Here's something I came up with via the precise and accurate strategy of...eyeballing, with a bit of squinting.
# sim1a: All batches share all cell types (1, 2, 4). Batch 3 is removed.
sim1a_retain_celltypes <- tibble::tribble(
~batch, ~celltypes,
1, c(1, 2, 4),
2, c(1, 2, 4),
4, c(1, 2, 4),
5, c(1, 2, 4),
6, c(1, 2, 4),
)
# sim1b: Cell types are not shared across batches, but every cell type is in at
# least 2 samples with the ability to "link" all samples
sim1b_retain_celltypes <- tibble::tribble(
~batch, ~celltypes,
1, c(1, 3, 5),
2, c(1, 2, 7),
3, c(4, 5, 6),
4, c(2, 3, 4),
5, c(5, 6, 7),
6, c(1, 2, 3),
)
# sim1c: Cell types are not shared across batches, and some sets of samples are
# disjoint, without cell types that "link" all samples
sim1c_retain_celltypes <- tibble::tribble(
~batch, ~celltypes,
1, c(1, 3, 5, 6),
2, c(1, 2, 7),
3, c(1, 4, 6),
4, c(4, 5),
5, c(4, 6, 7),
6, c(2, 3, 4),
)
In sim1c
it looks like there are still links among all batches.
In
sim1c
it looks like there are still links among all batches
Yeah, I struggled with this scheme.. Anyone want to take a stab at it? Eventually I'll break down and code it probably if my brain can't do it...
I think for sim1c
you could do something like this:
sim1c_retain_celltypes <- tibble::tribble(
~batch, ~celltypes,
1, c(4,5,6),
2, c(4,6,7),
3, c(5,6),
4, c(1,2,3),
5, c(1,2)
)
I think for
sim1c
you could do something like this:
Ah ok, so super disjoint! Can do! Edit - I'm going with this (added in row 6):
# sim1c: Cell types are not shared across batches, and some sets of samples are
# disjoint, without cell types that "link" all samples
sim1c_retain_celltypes <- tibble::tribble(
~batch, ~celltypes,
1, c(4, 5, 6),
2, c(4, 6, 7),
3, c(5, 6),
4, c(1, 2, 3),
5, c(1, 2),
6, c(3, 4)
)
In a discussion with Jackie this morning about some of the integration results, we thought it would be a good idea to take a look at the simulated data in a situation where the data is not quite so perfect. In particular, for the sim1 group where we have 6 batches, each with the same cell types (although different proportions of cell types), we should test what happens when some of those batches don't have all the cell types. This would better mirror the situation when integrating samples that have non-overlapping cell types, similar to what we are seeing with the liver dataset and what we are likely to see with some of the ScPCA datasets.

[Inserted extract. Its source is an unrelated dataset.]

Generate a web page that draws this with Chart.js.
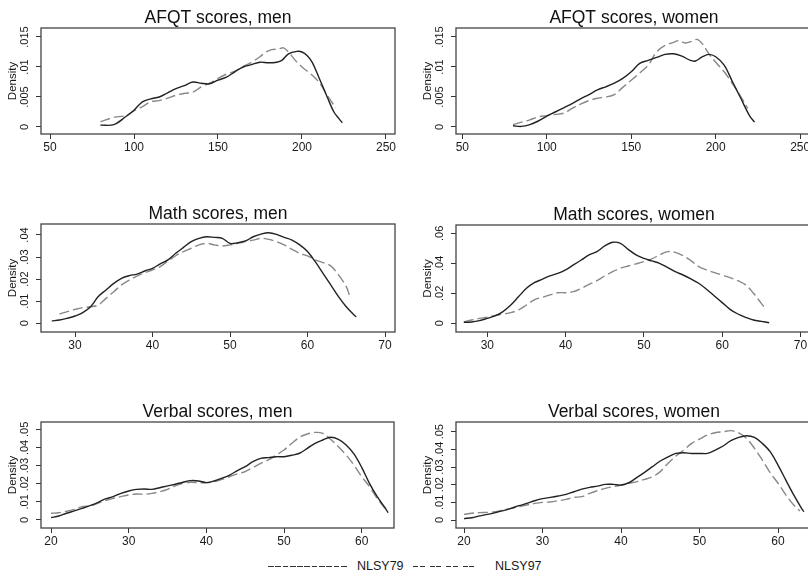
<!DOCTYPE html>
<html>
<head>
<meta charset="utf-8">
<script src="https://cdn.jsdelivr.net/npm/chart.js@4.4.1/dist/chart.umd.min.js"></script>
<style>
  html, body { margin: 0; padding: 0; background: #fff; overflow: hidden; width: 808px; height: 575px; }
  .panel { position: absolute; }
  .legend { position: absolute; top: 558px; font: 12.5px "Liberation Sans", Arial, sans-serif; color: #1a1a1a; white-space: pre; line-height: 16px; }
  .key { position: absolute; top: 566px; height: 1.3px; }
  .key79 { left: 268px; width: 80px; background: repeating-linear-gradient(to right, #333 0 5.6px, transparent 5.6px 7.3px); }
  .key97 { left: 413px; width: 65px; background: repeating-linear-gradient(to right, #333 0 5px, transparent 5px 6.6px, #333 6.6px 11.6px, transparent 11.6px 16.6px); }
</style>
</head>
<body>
<div class="key key79"></div>
<div class="legend" style="left:357px;">NLSY79</div>
<div class="key key97"></div>
<div class="legend" style="left:495px;">NLSY97</div>

<script>
// series names
const seriesNames = ['NLSY79', 'NLSY97'];

// AFQT scores, men
const afqtMenX79 = [80, 88, 95, 100, 105, 110, 115, 120, 125, 130, 135, 140, 145, 150, 155, 160, 165, 170, 175, 180, 185, 188, 192, 197, 200, 203, 206, 210, 215, 219, 222, 224];
const afqtMenY79 = [.0003, .0004, .0017, .0028, .0042, .0047, .005, .0057, .0064, .0069, .0075, .0073, .0072, .0078, .0083, .0092, .01, .0104, .0108, .0107, .0108, .0111, .0122, .0126, .0125, .0119, .0108, .0083, .005, .0025, .0014, .0007];
const afqtMenX97 = [80, 88, 95, 100, 105, 110, 115, 120, 125, 130, 135, 140, 145, 150, 155, 160, 165, 170, 175, 178, 182, 186, 189, 192, 196, 200, 205, 210, 215, 220];
const afqtMenY97 = [.0009, .0016, .0019, .0027, .0034, .0042, .0044, .0048, .0053, .0056, .0058, .0067, .0073, .0081, .0088, .0093, .0101, .0108, .0117, .0124, .0129, .013, .0132, .0125, .0111, .01, .0089, .0075, .0053, .0032];

// AFQT scores, women
const afqtWomenX79 = [80, 85, 90, 95, 100, 105, 110, 115, 120, 125, 130, 135, 140, 145, 150, 155, 160, 165, 170, 175, 180, 185, 188, 192, 196, 200, 205, 210, 215, 220, 223];
const afqtWomenY79 = [.0002, .0001, .0004, .001, .0018, .0025, .0032, .0039, .0047, .0054, .0062, .0067, .0073, .0081, .0092, .0106, .0111, .0116, .0121, .0122, .0118, .0111, .011, .0117, .0121, .0117, .0103, .0075, .0047, .0019, .0008];
const afqtWomenX97 = [80, 85, 90, 95, 100, 105, 110, 115, 120, 125, 130, 135, 140, 145, 150, 155, 160, 165, 170, 175, 178, 182, 186, 189, 192, 196, 200, 205, 210, 215, 219];
const afqtWomenY97 = [.0004, .0008, .0012, .0017, .0019, .0021, .0023, .0031, .0038, .0044, .0048, .005, .0054, .0066, .0078, .009, .0103, .0125, .0136, .0141, .0144, .014, .0143, .0146, .0139, .0122, .0108, .0092, .0072, .005, .0031];

// Math scores, men
const mathMenX79 = [27, 28, 29, 30, 31, 32, 33, 34, 35, 36, 37, 38, 39, 40, 41, 42, 43, 44, 45, 46, 47, 48, 49, 50, 51, 52, 53, 54, 55, 56, 57, 58, 59, 60, 61, 62, 63, 64, 65, 66, 66.3];
const mathMenY79 = [.0011, .0015, .0023, .0033, .0048, .0075, .0121, .0151, .0181, .0204, .0216, .0223, .0237, .0249, .0269, .0287, .0317, .0344, .037, .0385, .0392, .0389, .0385, .0362, .0365, .0373, .0392, .0404, .041, .0403, .0389, .0377, .0355, .0325, .0279, .0226, .0174, .0121, .0075, .0038, .0029];
const mathMenX97 = [28, 29, 30, 31, 32, 33, 34, 35, 36, 37, 38, 39, 40, 41, 42, 43, 44, 45, 46, 47, 48, 49, 50, 51, 52, 53, 54, 55, 56, 57, 58, 59, 60, 61, 62, 63, 64, 65, 65.4];
const mathMenY97 = [.0042, .0053, .0063, .0071, .0075, .0083, .0113, .0143, .0174, .0196, .0214, .0229, .0242, .0257, .0282, .0306, .0325, .034, .0355, .0362, .0355, .035, .0355, .0362, .037, .0377, .0385, .038, .037, .0355, .0335, .0317, .0305, .0287, .0275, .026, .0219, .0166, .0128];

// Math scores, women
const mathWomenX79 = [27, 28, 29, 30, 31, 32, 33, 34, 35, 36, 37, 38, 39, 40, 41, 42, 43, 44, 45, 46, 47, 48, 49, 50, 51, 52, 53, 54, 55, 56, 57, 58, 59, 60, 61, 62, 63, 64, 65, 66];
const mathWomenY79 = [.0007, .0009, .0018, .0033, .0049, .0078, .0122, .0178, .0233, .0271, .0293, .0316, .0333, .0356, .0389, .0422, .0456, .0478, .0516, .054, .0533, .0493, .0456, .0433, .0416, .04, .0373, .0344, .0322, .0296, .0267, .0227, .0182, .0138, .0093, .0062, .004, .0022, .0013, .0004];
const mathWomenX97 = [27, 28, 29, 30, 31, 32, 33, 34, 35, 36, 37, 38, 39, 40, 41, 42, 43, 44, 45, 46, 47, 48, 49, 50, 51, 52, 53, 54, 55, 56, 57, 58, 59, 60, 61, 62, 63, 64, 65, 65.5];
const mathWomenY97 = [.0009, .0022, .0033, .004, .0053, .0062, .0071, .0089, .0122, .0156, .0173, .0189, .0204, .0204, .0211, .0233, .026, .0284, .0316, .0344, .0367, .0382, .0396, .0411, .0429, .0456, .0478, .0473, .0451, .0418, .0378, .0356, .0338, .0322, .0304, .0284, .0256, .02, .0133, .01];

// Verbal scores, men
const verbalMenX79 = [20, 21, 22, 23, 24, 25, 26, 27, 28, 29, 30, 31, 32, 33, 34, 35, 36, 37, 38, 39, 40, 41, 42, 43, 44, 45, 46, 47, 48, 49, 50, 51, 52, 53, 54, 55, 56, 57, 58, 59, 60, 61, 62, 63, 63.4];
const verbalMenY79 = [.0013, .0022, .0037, .005, .0064, .0079, .0096, .0116, .0129, .0147, .016, .0169, .0171, .0169, .0178, .0188, .0197, .0208, .0217, .0215, .0206, .0215, .023, .0248, .0272, .0294, .0322, .034, .0344, .0349, .0349, .0357, .0368, .0395, .0423, .0441, .0456, .0445, .0414, .0364, .029, .0202, .0129, .0068, .004];
const verbalMenX97 = [20, 21, 22, 23, 24, 25, 26, 27, 28, 29, 30, 31, 32, 33, 34, 35, 36, 37, 38, 39, 40, 41, 42, 43, 44, 45, 46, 47, 48, 49, 50, 51, 52, 53, 54, 55, 56, 57, 58, 59, 60, 61, 62, 63];
const verbalMenY97 = [.0037, .004, .0048, .0059, .0074, .0077, .0092, .0107, .0119, .0129, .0138, .0143, .0142, .0147, .0156, .0169, .0188, .0202, .0208, .0206, .0206, .0211, .0224, .0239, .0254, .0267, .0289, .0312, .0331, .0358, .0386, .0423, .0456, .0474, .0483, .0478, .0445, .0404, .0358, .0303, .0239, .0184, .0119, .0064];

// Verbal scores, women
const verbalWomenX79 = [20, 21, 22, 23, 24, 25, 26, 27, 28, 29, 30, 31, 32, 33, 34, 35, 36, 37, 38, 39, 40, 41, 42, 43, 44, 45, 46, 47, 48, 49, 50, 51, 52, 53, 54, 55, 56, 57, 58, 59, 60, 61, 62, 63, 63.3];
const verbalWomenY79 = [.0008, .0013, .0023, .0032, .0042, .0053, .0066, .0081, .0094, .0109, .0121, .0128, .0136, .0145, .016, .0175, .0185, .0192, .0202, .0202, .0198, .0211, .024, .027, .0302, .0334, .0358, .0377, .0381, .0377, .0377, .0377, .0396, .0419, .0449, .0468, .0477, .0468, .0434, .0387, .0311, .0226, .0142, .0066, .0047];
const verbalWomenX97 = [20, 21, 22, 23, 24, 25, 26, 27, 28, 29, 30, 31, 32, 33, 34, 35, 36, 37, 38, 39, 40, 41, 42, 43, 44, 45, 46, 47, 48, 49, 50, 51, 52, 53, 54, 55, 56, 57, 58, 59, 60, 61, 62, 62.8];
const verbalWomenY97 = [.0032, .0038, .0042, .0043, .0047, .0057, .0066, .0075, .0085, .0094, .01, .0102, .0109, .0117, .0128, .0132, .0151, .0166, .0179, .0189, .0196, .0208, .0217, .023, .0245, .0274, .0321, .0362, .0396, .0434, .0458, .0481, .0494, .05, .0506, .0494, .0462, .0406, .034, .0268, .0208, .0142, .0085, .0051];

// tick values
const afqtXTicks = [50, 100, 150, 200, 250];
const afqtYTicks = [0, .005, .01, .015];
const mathXTicks = [30, 40, 50, 60, 70];
const mathMenYTicks = [0, .01, .02, .03, .04];
const mathWomenYTicks = [0, .02, .04, .06];
const verbalXTicks = [20, 30, 40, 50, 60];
const verbalYTicks = [0, .01, .02, .03, .04, .05];

const FONT = '"Liberation Sans", Arial, Helvetica, sans-serif';
const Y_AXIS_W = 41;
const TOP_PAD = 28;
const X_AXIS_H = 26;

// Stata style: y labels are ".005" not "0.005"
const stataNum = (v) => (v === 0 ? '0' : String(v).replace(/^0\./, '.'));

const stataDecor = {
  id: 'stataDecor',
  afterDraw(chart, args, opts) {
    const { ctx, chartArea: a } = chart;
    const ys = chart.scales.y;
    ctx.save();
    // frame
    ctx.strokeStyle = '#444';
    ctx.lineWidth = 1.3;
    ctx.strokeRect(a.left, a.top, a.right - a.left, a.bottom - a.top);
    // title
    ctx.fillStyle = '#111';
    ctx.font = '17.5px ' + FONT;
    ctx.textAlign = 'center';
    ctx.textBaseline = 'alphabetic';
    ctx.fillText(opts.title, (a.left + a.right) / 2, a.top - 5.5);
    // rotated y tick labels
    ctx.font = '11px ' + FONT;
    ctx.fillStyle = '#1a1a1a';
    ctx.textBaseline = 'middle';
    ys.ticks.forEach((t) => {
      ctx.save();
      ctx.translate(a.left - 16.5, ys.getPixelForValue(t.value));
      ctx.rotate(-Math.PI / 2);
      ctx.fillText(stataNum(t.value), 0, 0);
      ctx.restore();
    });
    ctx.restore();
  },
};

function pairs(xs, ys) {
  return xs.map((x, i) => ({ x, y: ys[i] }));
}

function makePanel(p) {
  const div = document.createElement('div');
  div.className = 'panel';
  const [l, t, r, b] = p.area;
  div.style.left = (l - Y_AXIS_W) + 'px';
  div.style.top = (t - TOP_PAD) + 'px';
  div.style.width = (r - l + Y_AXIS_W + 9) + 'px';
  div.style.height = (b - t + TOP_PAD + X_AXIS_H) + 'px';
  const canvas = document.createElement('canvas');
  div.appendChild(canvas);
  document.body.appendChild(div);

  new Chart(canvas, {
    type: 'line',
    data: {
      datasets: [{
        label: seriesNames[0],
        data: pairs(p.x79, p.y79),
        borderColor: '#222',
        borderWidth: 1.4,
        pointRadius: 0,
        tension: 0.35,
        fill: false,
      }, {
        label: seriesNames[1],
        data: pairs(p.x97, p.y97),
        borderColor: '#888',
        borderWidth: 1.4,
        borderDash: [10, 4],
        pointRadius: 0,
        tension: 0.35,
        fill: false,
      }],
    },
    options: {
      responsive: true,
      maintainAspectRatio: false,
      animation: false,
      layout: { padding: { top: TOP_PAD, right: 9, left: 0, bottom: 0 } },
      plugins: {
        legend: { display: false },
        tooltip: { enabled: false },
        stataDecor: { title: p.title },
      },
      scales: {
        x: {
          type: 'linear',
          min: p.xRange[0],
          max: p.xRange[1],
          afterBuildTicks: (s) => { s.ticks = p.xTicks.map((v) => ({ value: v })); },
          afterFit: (s) => { s.height = X_AXIS_H; s.paddingLeft = 0; s.paddingRight = 0; },
          grid: { drawOnChartArea: false, drawTicks: true, tickLength: 5, color: '#333' },
          border: { display: false },
          ticks: {
            padding: 1,
            maxRotation: 0,
            autoSkip: false,
            color: '#1a1a1a',
            font: { family: FONT, size: 12 },
            callback: (v) => String(v),
          },
        },
        y: {
          type: 'linear',
          min: p.yRange[0],
          max: p.yRange[1],
          afterBuildTicks: (s) => { s.ticks = p.yTicks.map((v) => ({ value: v })); },
          afterFit: (s) => { s.width = Y_AXIS_W; s.paddingTop = 0; s.paddingBottom = 0; },
          grid: { drawOnChartArea: false, drawTicks: true, tickLength: 5, color: '#333' },
          border: { display: false },
          ticks: { display: false },
          title: {
            display: true,
            text: 'Density',
            color: '#1a1a1a',
            font: { family: FONT, size: 11.5 },
            padding: { top: 5.6, bottom: 0 },
          },
        },
      },
    },
    plugins: [stataDecor],
  });
}

const panels = [
  { title: 'AFQT scores, men', area: [41, 28, 395, 134], xRange: [44.64, 255.36], yRange: [-0.001167, 0.0165],
    xTicks: afqtXTicks, yTicks: afqtYTicks, x79: afqtMenX79, y79: afqtMenY79, x97: afqtMenX97, y97: afqtMenY97 },
  { title: 'AFQT scores, women', area: [456, 28, 812, 134], xRange: [46.27, 257.0], yRange: [-0.001167, 0.0165],
    xTicks: afqtXTicks, yTicks: afqtYTicks, x79: afqtWomenX79, y79: afqtWomenY79, x97: afqtWomenX97, y97: afqtWomenY97 },
  { title: 'Math scores, men', area: [41, 224, 395, 332], xRange: [25.61, 71.29], yRange: [-0.00394, 0.04498],
    xTicks: mathXTicks, yTicks: mathMenYTicks, x79: mathMenX79, y79: mathMenY79, x97: mathMenX97, y97: mathMenY97 },
  { title: 'Math scores, women', area: [456, 225, 812, 332], xRange: [26.0, 71.47], yRange: [-0.0058, 0.06553],
    xTicks: mathXTicks, yTicks: mathWomenYTicks, x79: mathWomenX79, y79: mathWomenY79, x97: mathWomenX97, y97: mathWomenY97 },
  { title: 'Verbal scores, men', area: [41, 422, 394, 528], xRange: [18.71, 64.16], yRange: [-0.00441, 0.05402],
    xTicks: verbalXTicks, yTicks: verbalYTicks, x79: verbalMenX79, y79: verbalMenY79, x97: verbalMenX97, y97: verbalMenY97 },
  { title: 'Verbal scores, women', area: [456, 422, 812, 528], xRange: [18.98, 64.33], yRange: [-0.00453, 0.0555],
    xTicks: verbalXTicks, yTicks: verbalYTicks, x79: verbalWomenX79, y79: verbalWomenY79, x97: verbalWomenX97, y97: verbalWomenY97 },
];

panels.forEach(makePanel);
</script>
</body>
</html>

To do this we can remove a cell type from each of the batches so that there are uneven cell types across the batches in the dataset. We should do this at the stage prior to the integration workflow when each batch is represented as an individual SCE object. After which we should have a set of SCE objects each with different cell types present. Then we can run those SCE objects through the integration workflow and identify if the same integration methods perform well with data lacking overlapping cell types.